## SOURCE DATA
* * * * * * *

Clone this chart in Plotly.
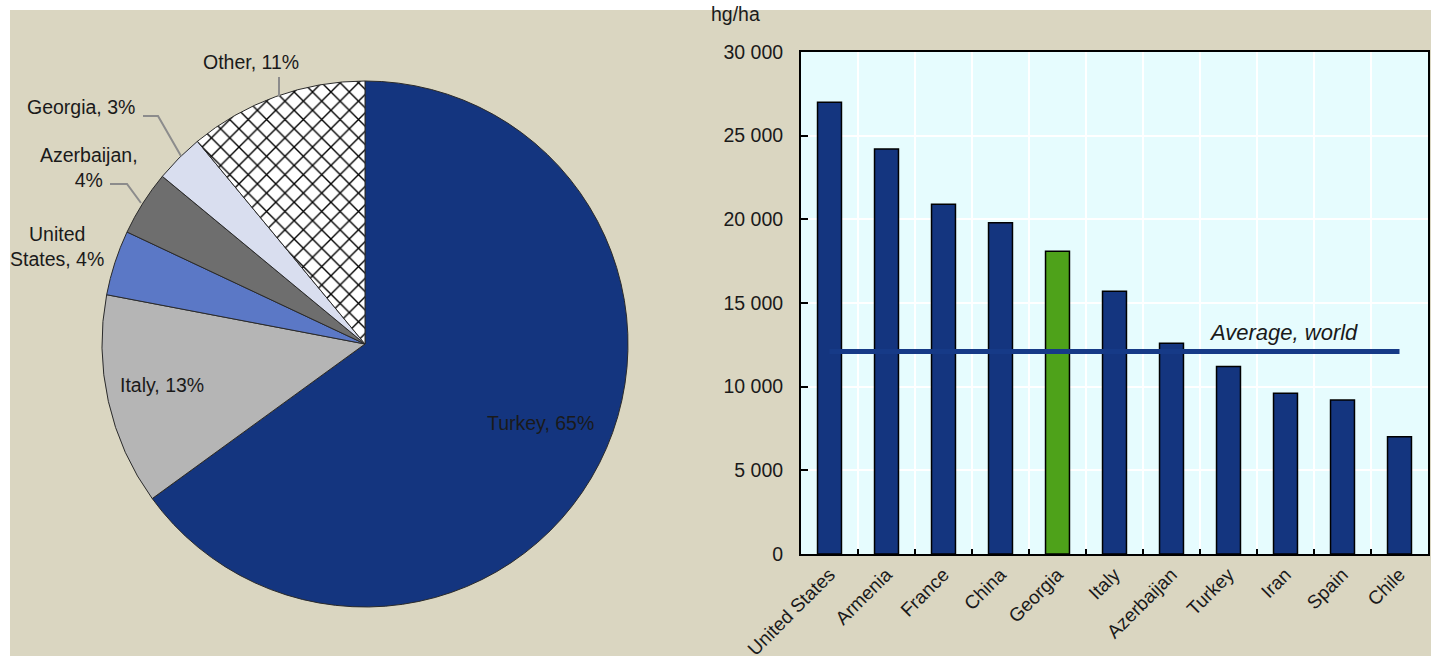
import plotly.graph_objects as go

# ---- Data -------------------------------------------------------------
# Share of world hazelnut production (%)
pie_labels = ["Turkey", "Italy", "United States", "Azerbaijan", "Georgia", "Other"]
pie_shares = [65, 13, 4, 4, 3, 11]

# Yield by country (hg/ha)
countries = ["United States", "Armenia", "France", "China", "Georgia", "Italy",
             "Azerbaijan", "Turkey", "Iran", "Spain", "Chile"]
yields = [27000, 24200, 20900, 19800, 18100, 15700, 12600, 11200, 9600, 9200, 7000]
world_average = 12100

y_ticks = [0, 5000, 10000, 15000, 20000, 25000, 30000]
y_tick_text = ["0", "5 000", "10 000", "15 000", "20 000", "25 000", "30 000"]

# ---- Styling ----------------------------------------------------------
W, H = 1435, 656
FONT = "Liberation Sans, Arial, sans-serif"
TXT = "#1a1a1a"
NAVY = "#14357f"
GREEN = "#4ea21a"
BEIGE = "#dad6c1"
PLOT_BG = "#e6fcfe"

pie_colors = [NAVY, "#b5b5b5", "#5b78c6", "#6e6e6e", "#d9deef", "#ffffff"]


def px(x):
    return x / W


def py(y):
    return 1 - y / H


fig = go.Figure()

# Pie: production shares
fig.add_trace(go.Pie(
    labels=pie_labels,
    values=pie_shares,
    sort=False,
    direction="clockwise",
    rotation=0,
    textinfo="none",
    hoverinfo="label+percent",
    showlegend=False,
    marker=dict(
        colors=pie_colors,
        line=dict(color="#2a2a2a", width=1),
        pattern=dict(
            shape=["", "", "", "", "", "x"],
            fgcolor="#000000",
            bgcolor="#ffffff",
            size=13,
            solidity=0.2,
        ),
    ),
    domain=dict(x=[px(102), px(628)], y=[py(607), py(81)]),
))

# Bars: yields
fig.add_trace(go.Bar(
    x=countries,
    y=yields,
    marker=dict(
        color=[GREEN if c == "Georgia" else NAVY for c in countries],
        line=dict(color="#000000", width=1.5),
    ),
    width=0.42,
    showlegend=False,
    xaxis="x",
    yaxis="y",
))

# World average line, drawn over the bars
fig.add_trace(go.Scatter(
    x=[countries[0], countries[-1]],
    y=[world_average, world_average],
    mode="lines",
    line=dict(color="#163a87", width=5),
    showlegend=False,
    hoverinfo="skip",
))

fig.update_layout(
    width=W,
    height=H,
    margin=dict(l=0, r=0, t=0, b=0),
    paper_bgcolor=BEIGE,
    plot_bgcolor=PLOT_BG,
    font=dict(family=FONT, size=20, color=TXT),
    xaxis=dict(
        domain=[px(801), px(1428)],
        type="category",
        range=[-0.5, len(countries) - 0.5],
        tickson="boundaries",
        ticks="inside",
        ticklen=5,
        tickwidth=1.5,
        tickcolor="#000000",
        tickangle=-45,
        tickfont=dict(size=19, color=TXT),
        showgrid=True,
        gridcolor="#ffffff",
        gridwidth=2,
        showline=True,
        linecolor="#000000",
        linewidth=2,
        mirror=True,
        automargin=False,
        fixedrange=True,
    ),
    yaxis=dict(
        domain=[py(554), py(52)],
        range=[0, 30000],
        tickvals=y_ticks,
        ticktext=y_tick_text,
        ticks="inside",
        ticklen=7,
        tickwidth=1.5,
        tickcolor="#000000",
        tickfont=dict(size=19.5, color=TXT),
        ticklabelstandoff=12,
        showgrid=True,
        gridcolor="#ffffff",
        gridwidth=2,
        zeroline=False,
        showline=True,
        linecolor="#000000",
        linewidth=2,
        mirror=True,
        automargin=False,
        fixedrange=True,
    ),
    bargap=0.58,
)

# White page edges around the beige panel
shapes = [
    dict(type="rect", xref="paper", yref="paper", x0=0, x1=px(10), y0=0, y1=1,
         fillcolor="#ffffff", line=dict(width=0), layer="below"),
    dict(type="rect", xref="paper", yref="paper", x0=0, x1=1, y0=py(10), y1=1,
         fillcolor="#ffffff", line=dict(width=0), layer="below"),
    dict(type="rect", xref="paper", yref="paper", x0=px(1431), x1=1, y0=0, y1=1,
         fillcolor="#ffffff", line=dict(width=0), layer="below"),
]


def leader(points):
    path = "M " + " L ".join(f"{px(x)},{py(y)}" for x, y in points)
    return dict(type="path", xref="paper", yref="paper", path=path,
                line=dict(color="#8c8c8c", width=2), layer="above")


shapes += [
    leader([(279, 77), (279, 96)]),
    leader([(143, 116), (158, 116), (181, 156)]),
    leader([(110, 184), (127, 184), (141, 203)]),
]
fig.update_layout(shapes=shapes)

# Pie labels built from the same shares
pie_text = {lab: f"{lab}, {v}%" for lab, v in zip(pie_labels, pie_shares)}
pie_text["Azerbaijan"] = f"Azerbaijan,<br>{pie_shares[3]}%"
pie_text["United States"] = f"United<br>States, {pie_shares[2]}%"
label_pos = {
    "Turkey": (540, 423),
    "Italy": (162, 385),
    "United States": (57, 246),
    "Azerbaijan": (89, 167),
    "Georgia": (81, 107),
    "Other": (251, 62),
}

annotations = []
for lab in pie_labels:
    x, y = label_pos[lab]
    annotations.append(dict(
        x=px(x), y=py(y), xref="paper", yref="paper",
        text=pie_text[lab], showarrow=False, align="center",
        xanchor="center", yanchor="middle",
        font=dict(family=FONT, size=19.5, color=TXT),
    ))

annotations += [
    dict(x=px(735), y=py(14), xref="paper", yref="paper", text="hg/ha",
         showarrow=False, xanchor="center", yanchor="middle",
         font=dict(family=FONT, size=19.5, color=TXT)),
    dict(x=px(1283), y=py(333), xref="paper", yref="paper",
         text="<i>Average, world</i>", showarrow=False,
         xanchor="center", yanchor="middle",
         font=dict(family=FONT, size=22, color=TXT)),
]
fig.update_layout(annotations=annotations)

fig.write_html("out.html")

* * * * * * *

## STATED EXERCISE
Copy the whole listing above word for word but do not carry over the pictures.

## SOLUTION FOR THIS TASK
Clone this chart in Plotly.
import plotly.graph_objects as go

# ---- Data -------------------------------------------------------------
# Share of world hazelnut production (%)
pie_labels = ["Turkey", "Italy", "United States", "Azerbaijan", "Georgia", "Other"]
pie_shares = [65, 13, 4, 4, 3, 11]

# Yield by country (hg/ha)
countries = ["United States", "Armenia", "France", "China", "Georgia", "Italy",
             "Azerbaijan", "Turkey", "Iran", "Spain", "Chile"]
yields = [27000, 24200, 20900, 19800, 18100, 15700, 12600, 11200, 9600, 9200, 7000]
world_average = 12100

y_ticks = [0, 5000, 10000, 15000, 20000, 25000, 30000]
y_tick_text = ["0", "5 000", "10 000", "15 000", "20 000", "25 000", "30 000"]

# ---- Styling ----------------------------------------------------------
W, H = 1435, 656
FONT = "Liberation Sans, Arial, sans-serif"
TXT = "#1a1a1a"
NAVY = "#14357f"
GREEN = "#4ea21a"
BEIGE = "#dad6c1"
PLOT_BG = "#e6fcfe"

pie_colors = [NAVY, "#b5b5b5", "#5b78c6", "#6e6e6e", "#d9deef", "#ffffff"]


def px(x):
    return x / W


def py(y):
    return 1 - y / H


fig = go.Figure()

# Pie: production shares
fig.add_trace(go.Pie(
    labels=pie_labels,
    values=pie_shares,
    sort=False,
    direction="clockwise",
    rotation=0,
    textinfo="none",
    hoverinfo="label+percent",
    showlegend=False,
    marker=dict(
        colors=pie_colors,
        line=dict(color="#2a2a2a", width=1),
        pattern=dict(
            shape=["", "", "", "", "", "x"],
            fgcolor="#000000",
            bgcolor="#ffffff",
            size=13,
            solidity=0.2,
        ),
    ),
    domain=dict(x=[px(102), px(628)], y=[py(607), py(81)]),
))

# Bars: yields
fig.add_trace(go.Bar(
    x=countries,
    y=yields,
    marker=dict(
        color=[GREEN if c == "Georgia" else NAVY for c in countries],
        line=dict(color="#000000", width=1.5),
    ),
    width=0.42,
    showlegend=False,
    xaxis="x",
    yaxis="y",
))

# World average line, drawn over the bars
fig.add_trace(go.Scatter(
    x=[countries[0], countries[-1]],
    y=[world_average, world_average],
    mode="lines",
    line=dict(color="#163a87", width=5),
    showlegend=False,
    hoverinfo="skip",
))

fig.update_layout(
    width=W,
    height=H,
    margin=dict(l=0, r=0, t=0, b=0),
    paper_bgcolor=BEIGE,
    plot_bgcolor=PLOT_BG,
    font=dict(family=FONT, size=20, color=TXT),
    xaxis=dict(
        domain=[px(801), px(1428)],
        type="category",
        range=[-0.5, len(countries) - 0.5],
        tickson="boundaries",
        ticks="inside",
        ticklen=5,
        tickwidth=1.5,
        tickcolor="#000000",
        tickangle=-45,
        tickfont=dict(size=19, color=TXT),
        showgrid=True,
        gridcolor="#ffffff",
        gridwidth=2,
        showline=True,
        linecolor="#000000",
        linewidth=2,
        mirror=True,
        automargin=False,
        fixedrange=True,
    ),
    yaxis=dict(
        domain=[py(554), py(52)],
        range=[0, 30000],
        tickvals=y_ticks,
        ticktext=y_tick_text,
        ticks="inside",
        ticklen=7,
        tickwidth=1.5,
        tickcolor="#000000",
        tickfont=dict(size=19.5, color=TXT),
        ticklabelstandoff=12,
        showgrid=True,
        gridcolor="#ffffff",
        gridwidth=2,
        zeroline=False,
        showline=True,
        linecolor="#000000",
        linewidth=2,
        mirror=True,
        automargin=False,
        fixedrange=True,
    ),
    bargap=0.58,
)

# White page edges around the beige panel
shapes = [
    dict(type="rect", xref="paper", yref="paper", x0=0, x1=px(10), y0=0, y1=1,
         fillcolor="#ffffff", line=dict(width=0), layer="below"),
    dict(type="rect", xref="paper", yref="paper", x0=0, x1=1, y0=py(10), y1=1,
         fillcolor="#ffffff", line=dict(width=0), layer="below"),
    dict(type="rect", xref="paper", yref="paper", x0=px(1431), x1=1, y0=0, y1=1,
         fillcolor="#ffffff", line=dict(width=0), layer="below"),
]


def leader(points):
    path = "M " + " L ".join(f"{px(x)},{py(y)}" for x, y in points)
    return dict(type="path", xref="paper", yref="paper", path=path,
                line=dict(color="#8c8c8c", width=2), layer="above")


shapes += [
    leader([(279, 77), (279, 96)]),
    leader([(143, 116), (158, 116), (181, 156)]),
    leader([(110, 184), (127, 184), (141, 203)]),
]
fig.update_layout(shapes=shapes)

# Pie labels built from the same shares
pie_text = {lab: f"{lab}, {v}%" for lab, v in zip(pie_labels, pie_shares)}
pie_text["Azerbaijan"] = f"Azerbaijan,<br>{pie_shares[3]}%"
pie_text["United States"] = f"United<br>States, {pie_shares[2]}%"
label_pos = {
    "Turkey": (540, 423),
    "Italy": (162, 385),
    "United States": (57, 246),
    "Azerbaijan": (89, 167),
    "Georgia": (81, 107),
    "Other": (251, 62),
}

annotations = []
for lab in pie_labels:
    x, y = label_pos[lab]
    annotations.append(dict(
        x=px(x), y=py(y), xref="paper", yref="paper",
        text=pie_text[lab], showarrow=False, align="center",
        xanchor="center", yanchor="middle",
        font=dict(family=FONT, size=19.5, color=TXT),
    ))

annotations += [
    dict(x=px(735), y=py(14), xref="paper", yref="paper", text="hg/ha",
         showarrow=False, xanchor="center", yanchor="middle",
         font=dict(family=FONT, size=19.5, color=TXT)),
    dict(x=px(1283), y=py(333), xref="paper", yref="paper",
         text="<i>Average, world</i>", showarrow=False,
         xanchor="center", yanchor="middle",
         font=dict(family=FONT, size=22, color=TXT)),
]
fig.update_layout(annotations=annotations)

fig.write_html("out.html")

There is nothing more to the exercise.